Ele se sentia aflito durante a intimidade com sua mulher, mas não dizia a ela o motivo. Ele pediu o divórcio. Ela posteriormente deu à luz a filha deles, que atualmente tem 11 anos. Sua ex-mulher ainda se recusa a permitir que eles se encontrem.

Depois que a irmã de Hadar teve um destino semelhante --acabou divorciada de seu marido porque ele era gay--, a conversa homofóbica surgiu à mesa de jantar de sua família. O irmão de Hadar reprimia a família, que também se tornou religiosa, simplesmente perguntando: "Gays não são seres humanos?"

Poucos meses depois, em 2010, Hadar criou coragem para marchar na Parada do Orgulho Gay de Tel Aviv. Quando voltou para casa naquela noite de sábado, ele finalmente contou para sua mãe que era gay. "Eu achei que seria o dia mais sombrio da minha vida", disse Hadar. Mas ela aceitou.

Como judeu ortodoxo praticante, não foi fácil para Hadar se integrar na vida gay padrão. Ele costumava esconder seus cachos de cabelo laterais, até a altura do ombro, sob um boné, para se enquadrar nos bares. Posteriormente, cortou os cachos e aparou a barba para aumentar suas chances na cena de encontros.

Ele ainda está à procura de amor. Mas, neste ano, Hadar encontrou aceitação --e autoexpressão-- na Drag Yourself, uma escola de Tel Aviv que oferece cursos de dez meses para artistas em drag. Os alunos aprendem a se equilibrar em salto alto, aplicar cílios postiços e criar suas próprias personalidades drag.
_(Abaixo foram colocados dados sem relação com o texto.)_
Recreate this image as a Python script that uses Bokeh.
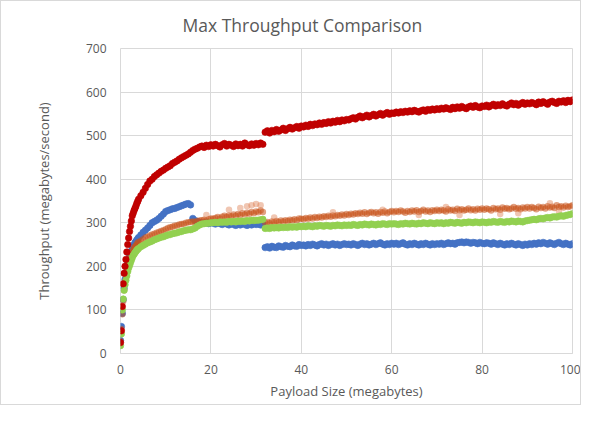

Hadar, ainda um iniciante, se formará no mês que vem.

A escola drag, assim como a própria comunidade gay israelense, oferece uma rara oportunidade para os israelenses interagirem com outros membros da sociedade díspar e às vezes antagônica. A escola deve ser o único lugar onde um colono judeu, um judeu ultraortodoxo, um árabe israelense e soldados israelenses enchem seus sutiãs juntos.

De todos os estudantes em sua classe, Hadar foi o único a comparecer usando quipá.

"Eu acho fabuloso", disse Gil Naveh, drag queen israelense veterana e diretor da escola, enquanto pintava os lábios de Hadar de vermelho antes de sua estreia à meia-noite em um bar gay de Jerusalém. "Ele permanece fiel a quem é."